What about IOT devices, printers, etc. Bonjour-style discovery might work across vlans with Cisco provided tools, might not work. Single vlan and multicast are dangerous, but multicast can be useful for some tools and use cases.

Many other educational institutions use eduroam, it's very well supported for conferences, can be very easy to join if you already use it.

Eduroam can get regular Stanford IP numbers, Stanford Visitor doesn't, so you get better connectivity through eduroam.

Branding doesn't seem to be important, but communication is critical. Lots of information needed.

Will change be phased? Most likely get rid of Stanford Secure first, move all those users to eduroam. Then encourage eduroam for Stanford users, then get rid of Stanford SSID. Lots of communication.

Phase in certain areas? Kill "Stanford" by location, see how that works. 

Timing: Not until Summer 2020 at the earliest. Communicate with students before they leave.

Office 365 move: Students weren't moved, new class were moved to O365, others stayed with google until they graduated. May not work so well with wifi.

SNSR will configure new machines for eduroam at first.

Device compliance and eduroam: ISO will work with UIT Networking to make sure it works well.

Frosh received registration process as lengthy and cumbersome, so they use Visitor instead and never register. Can registration be as easy as possible?

Windows 10 "home" users have some problem with registration. Cardinal Key qualification.

With eduroam, Student onboarding may be much quicker. They'll have to log in, we'll know who they are, may make the registration process shorter.

Pre-NSO packet should contain information. Assumes students know how to read. 

Students can enroll in eduroam before they arrive, that may make registration of their MAC etc. much faster.

University HR will send employee IDs before people arrive. That could let them use eduroam on day one. Welcome center for staff could be given information.

Faculty orientation, once/year, not as convenient.

Some "visitors" (post docs) are sort-of employees. How to they integrate. They may object to having things installed on their personal devices.

Visitor network currently configured to reject registered MAC addresses, what if they can't use eduroam as well? If a registered device is non compliant, it can't use visitor, it can't use regular network, how will it work? 

Service desk: eduroam is a bit of a savior. Allows people to connect and get updates, become compliant, register, etc.

IOT? How to make that work for wireless-only IOT devices? 

IOT is just another registered device. When you have gotten ISO approval for the IOT device, just register it in NetDB. Hopefully the MAC is on the box somewhere.

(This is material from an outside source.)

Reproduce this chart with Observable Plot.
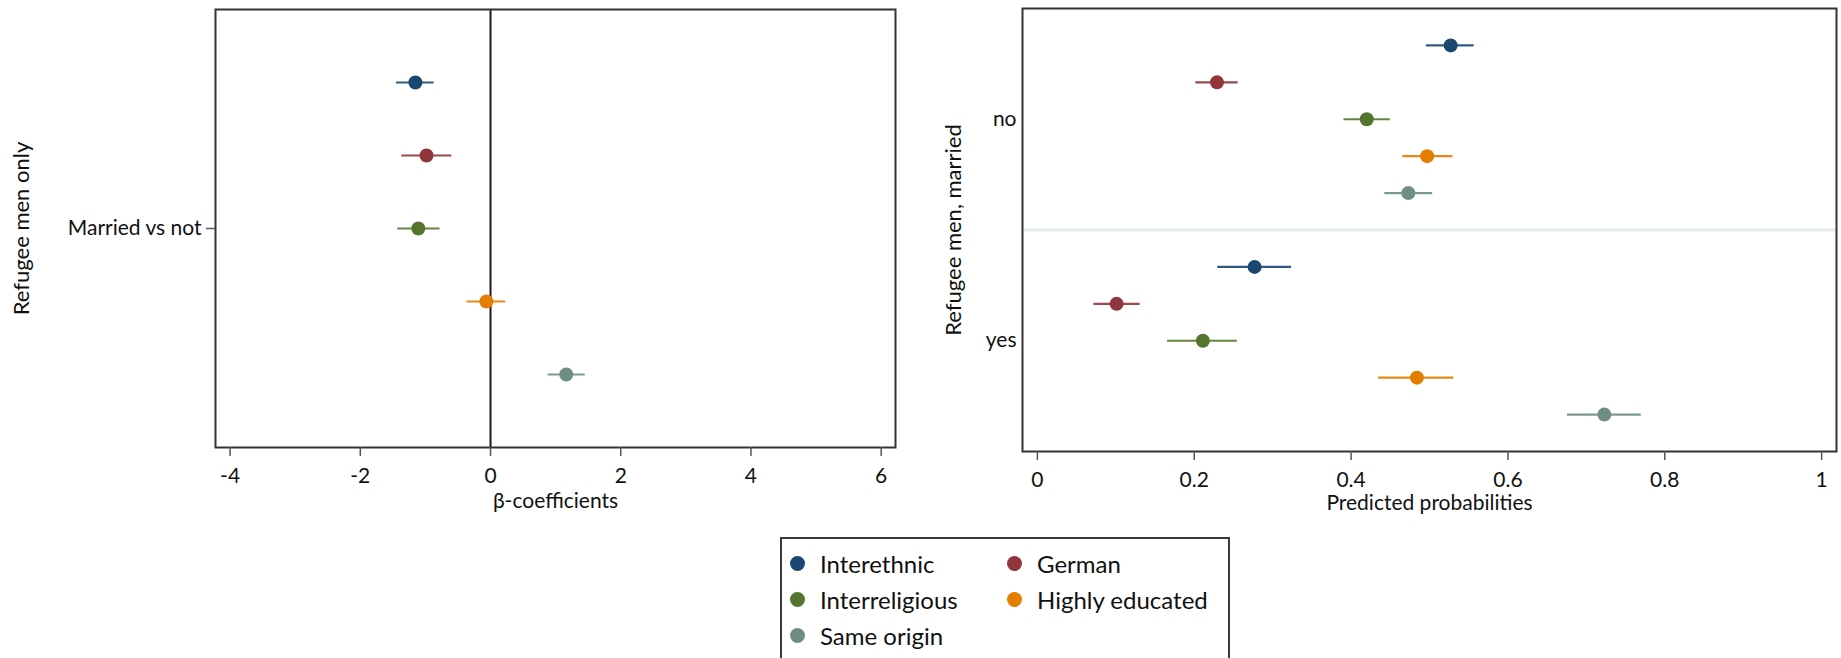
<!DOCTYPE html>
<html>
<head>
<meta charset="utf-8">
<script src="https://cdn.jsdelivr.net/npm/d3@7"></script>
<script src="https://cdn.jsdelivr.net/npm/@observablehq/plot@0.6"></script>
<style>
  html, body { margin: 0; padding: 0; background: #fff; }
  #root { position: relative; width: 1841px; height: 658px; overflow: hidden; background: #fff; font-family: Lato, "Open Sans", sans-serif; }
  #left, #right { position: absolute; top: 0; }
  #left { left: 0; }
  #right { left: 920px; }
  #legend { position: absolute; left: 780px; top: 537px; width: 450px; height: 160px; border: 2px solid #3a3a3a; box-sizing: border-box; }
  .item { position: absolute; display: flex; align-items: center; font-size: 24px; color: #111; white-space: nowrap; }
  .sw { width: 15px; height: 15px; border-radius: 50%; margin-right: 15px; flex: none; }
</style>
</head>
<body>
<div id="root">
  <div id="left"></div>
  <div id="right"></div>
  <div id="legend"></div>
</div>
<script>
// ---- data ----
const categories = ["Interethnic", "German", "Interreligious", "Highly educated", "Same origin"];
const colors = ["#1a476f", "#90353b", "#55752f", "#e37e00", "#6e8e84"];

// Left panel: beta coefficients, married vs not (refugee men only)
const betaEst = [-1.154, -0.983, -1.109, -0.063, 1.163];
const betaLo  = [-1.443, -1.362, -1.425, -0.361, 0.884];
const betaHi  = [-0.866, -0.595, -0.775, 0.234, 1.455];

// Right panel: predicted probabilities by married (no / yes)
const marriedGroups = ["no", "yes"];
const probNoEst  = [0.527, 0.229, 0.420, 0.497, 0.473];
const probNoLo   = [0.496, 0.202, 0.391, 0.466, 0.443];
const probNoHi   = [0.557, 0.256, 0.450, 0.530, 0.504];
const probYesEst = [0.277, 0.101, 0.211, 0.484, 0.723];
const probYesLo  = [0.230, 0.072, 0.166, 0.435, 0.676];
const probYesHi  = [0.324, 0.131, 0.255, 0.531, 0.770];

const betaTicks = [-4, -2, 0, 2, 4, 6];
const probTicks = [0, 0.2, 0.4, 0.6, 0.8, 1];
const probTickLabels = ["0", "0.2", "0.4", "0.6", "0.8", "1"];

const leftYLabel = "Refugee men only";
const leftRowLabel = "Married vs not";
const leftXLabel = "β-coefficients";
const rightYLabel = "Refugee men, married";
const rightXLabel = "Predicted probabilities";

// ---- tables ----
const leftData = categories.map((c, i) => ({cat: c, color: colors[i], est: betaEst[i], lo: betaLo[i], hi: betaHi[i], pos: i + 1}));
const rightData = [];
categories.forEach((c, i) => rightData.push({cat: c, color: colors[i], grp: "no", est: probNoEst[i], lo: probNoLo[i], hi: probNoHi[i], pos: i + 1}));
categories.forEach((c, i) => rightData.push({cat: c, color: colors[i], grp: "yes", est: probYesEst[i], lo: probYesLo[i], hi: probYesHi[i], pos: i + 7}));

const font = "Lato, 'Open Sans', sans-serif";
const tickFont = 21;
const titleFont = 22;

// ---- left plot ----
const left = Plot.plot({
  width: 920, height: 520,
  marginLeft: 215, marginRight: 25, marginTop: 9, marginBottom: 73,
  x: {domain: [-4.224, 6.22]},
  y: {domain: [0, 6], reverse: true},
  style: {fontFamily: font, fontSize: tickFont + "px", color: "#111", background: "transparent", overflow: "visible"},
  marks: [
    Plot.ruleX([0], {stroke: "#1a1a1a", strokeWidth: 2}),
    Plot.ruleY(leftData, {y: "pos", x1: "lo", x2: "hi", stroke: "color", strokeWidth: 2.2, strokeOpacity: 0.9}),
    Plot.dot(leftData, {x: "est", y: "pos", r: 7, fill: "color", stroke: "none"}),
    Plot.frame({stroke: "#333", strokeWidth: 2}),
    Plot.axisX({ticks: betaTicks, tickSize: 9, tickPadding: 12, stroke: "#555", strokeWidth: 1.5, fontSize: tickFont, label: null, tickFormat: d => d < 0 ? "-" + Math.abs(d) : String(d)}),
    Plot.axisY({ticks: [3], tickSize: 9, tickPadding: 5, stroke: "#555", strokeWidth: 1.5, fontSize: tickFont, label: null, tickFormat: () => leftRowLabel}),
    Plot.text([leftXLabel], {text: d => d, frameAnchor: "bottom", dy: 54, fontSize: tickFont, lineAnchor: "middle", fill: "#111"}),
    Plot.text([leftYLabel], {text: d => d, frameAnchor: "left", textAnchor: "middle", dx: -194, rotate: -90, fontSize: titleFont, lineAnchor: "middle", fill: "#111"})
  ]
});
document.getElementById("left").appendChild(left);

// ---- right plot ----
const right = Plot.plot({
  width: 921, height: 520,
  marginLeft: 102, marginRight: 5, marginTop: 8, marginBottom: 69,
  x: {domain: [-0.019, 1.019]},
  y: {domain: [0, 12], reverse: true},
  style: {fontFamily: font, fontSize: tickFont + "px", color: "#111", background: "transparent", overflow: "visible"},
  marks: [
    Plot.ruleY([6], {stroke: "#e6edf0", strokeWidth: 3}),
    Plot.ruleY(rightData, {y: "pos", x1: "lo", x2: "hi", stroke: "color", strokeWidth: 2.2, strokeOpacity: 0.9}),
    Plot.dot(rightData, {x: "est", y: "pos", r: 7, fill: "color", stroke: "none"}),
    Plot.frame({stroke: "#333", strokeWidth: 2}),
    Plot.axisX({ticks: probTicks, tickSize: 9, tickPadding: 12, stroke: "#555", strokeWidth: 1.5, fontSize: tickFont, label: null, tickFormat: d => probTickLabels[probTicks.indexOf(d)]}),
    Plot.axisY({ticks: [3, 9], tickSize: 0, tickPadding: 6, fontSize: tickFont, label: null, tickFormat: d => marriedGroups[d === 3 ? 0 : 1]}),
    Plot.text([rightXLabel], {text: d => d, frameAnchor: "bottom", dy: 52, fontSize: tickFont, lineAnchor: "middle", fill: "#111"}),
    Plot.text([rightYLabel], {text: d => d, frameAnchor: "left", textAnchor: "middle", dx: -69, rotate: -90, fontSize: titleFont, lineAnchor: "middle", fill: "#111"})
  ]
});
document.getElementById("right").appendChild(right);

// ---- legend ----
const legend = document.getElementById("legend");
const colX = [8, 225];
const rowY = [24, 60, 96];
categories.forEach((c, i) => {
  const el = document.createElement("div");
  el.className = "item";
  el.style.left = colX[i % 2] + "px";
  el.style.top = (rowY[Math.floor(i / 2)] - 14) + "px";
  el.style.height = "28px";
  const sw = document.createElement("span");
  sw.className = "sw";
  sw.style.background = colors[i];
  const tx = document.createElement("span");
  tx.textContent = c;
  el.appendChild(sw);
  el.appendChild(tx);
  legend.appendChild(el);
});
</script>
</body>
</html>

Every new SSID is 3-5% overhead. Isolation by SSID can really impact wireless and slow users. Wireless is shared, not switched.

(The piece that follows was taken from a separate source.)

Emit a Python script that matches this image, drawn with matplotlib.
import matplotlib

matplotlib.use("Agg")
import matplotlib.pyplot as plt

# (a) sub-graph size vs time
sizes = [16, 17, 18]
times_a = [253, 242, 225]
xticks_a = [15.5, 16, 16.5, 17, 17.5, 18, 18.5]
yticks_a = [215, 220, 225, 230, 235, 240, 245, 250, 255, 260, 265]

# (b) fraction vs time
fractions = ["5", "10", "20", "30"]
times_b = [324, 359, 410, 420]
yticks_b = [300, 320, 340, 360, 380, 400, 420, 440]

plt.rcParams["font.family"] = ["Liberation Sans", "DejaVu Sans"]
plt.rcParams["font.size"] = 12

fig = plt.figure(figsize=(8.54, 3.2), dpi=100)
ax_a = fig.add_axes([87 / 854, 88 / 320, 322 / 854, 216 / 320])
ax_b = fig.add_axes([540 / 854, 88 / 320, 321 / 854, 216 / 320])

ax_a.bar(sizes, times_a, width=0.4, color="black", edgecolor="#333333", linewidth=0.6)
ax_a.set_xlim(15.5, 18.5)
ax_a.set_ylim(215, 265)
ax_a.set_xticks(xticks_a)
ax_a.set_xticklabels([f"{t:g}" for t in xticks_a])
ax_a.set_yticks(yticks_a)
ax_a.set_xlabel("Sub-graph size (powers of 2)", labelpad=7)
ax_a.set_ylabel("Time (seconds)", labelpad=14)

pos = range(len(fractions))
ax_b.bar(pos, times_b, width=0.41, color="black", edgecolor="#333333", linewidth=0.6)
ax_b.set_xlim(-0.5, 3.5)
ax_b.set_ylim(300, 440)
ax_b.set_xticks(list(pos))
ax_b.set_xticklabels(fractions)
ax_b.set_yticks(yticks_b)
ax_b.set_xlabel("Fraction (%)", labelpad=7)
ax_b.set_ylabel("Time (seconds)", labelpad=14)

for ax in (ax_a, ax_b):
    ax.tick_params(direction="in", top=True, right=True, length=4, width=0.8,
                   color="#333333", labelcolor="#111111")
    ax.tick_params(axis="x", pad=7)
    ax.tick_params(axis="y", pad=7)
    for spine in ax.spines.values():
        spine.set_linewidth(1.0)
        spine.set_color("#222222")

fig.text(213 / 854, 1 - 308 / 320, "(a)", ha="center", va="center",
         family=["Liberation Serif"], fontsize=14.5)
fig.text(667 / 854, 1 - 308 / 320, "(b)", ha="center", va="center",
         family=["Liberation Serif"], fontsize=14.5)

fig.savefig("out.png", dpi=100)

Lots of research being done on IoT. Most are custom built devices. Possibly hundreds or thousands to register. Separate wifi? Not optimal. 

IoT on a separate network is suggested. How to do that? SSID (overhead), vlan segregation?

Computer Science: eduroam is great...IoT devices that can't do encryption, how to get them working? Run own radius servers? Isolate networks. 

Ask vendor of IoT device: Does it work on cell service? Does it require wireless?  

IoT vendors may not always follow the rules about not re-using MAC addresses.

IPv6-only clients can be very challenging. 

IoT is a big concern. Research (engineering professors) vs. production (building control etc.), very different concerns. Need separate conversations.

Primary impediment to improved WiFi in outdoors: Funding and University Architect (antennae forbidden). Wireless needs wired somewhere, and antennae are sometimes ugly. If you really need it, put in a ticket.

Law School had a request for location based services. Very expensive. WHo else? LBRE, Engineering. CIO council committee. 

IoT: What if wired and wireless IoT devices are not in same vlan? Everything on wireless is private, many IoT devices expect public addresses, and expect to be communicated TO from some off campus devices. NAT may be problematic. Will IPv6 fix the problem? Many are v4 only.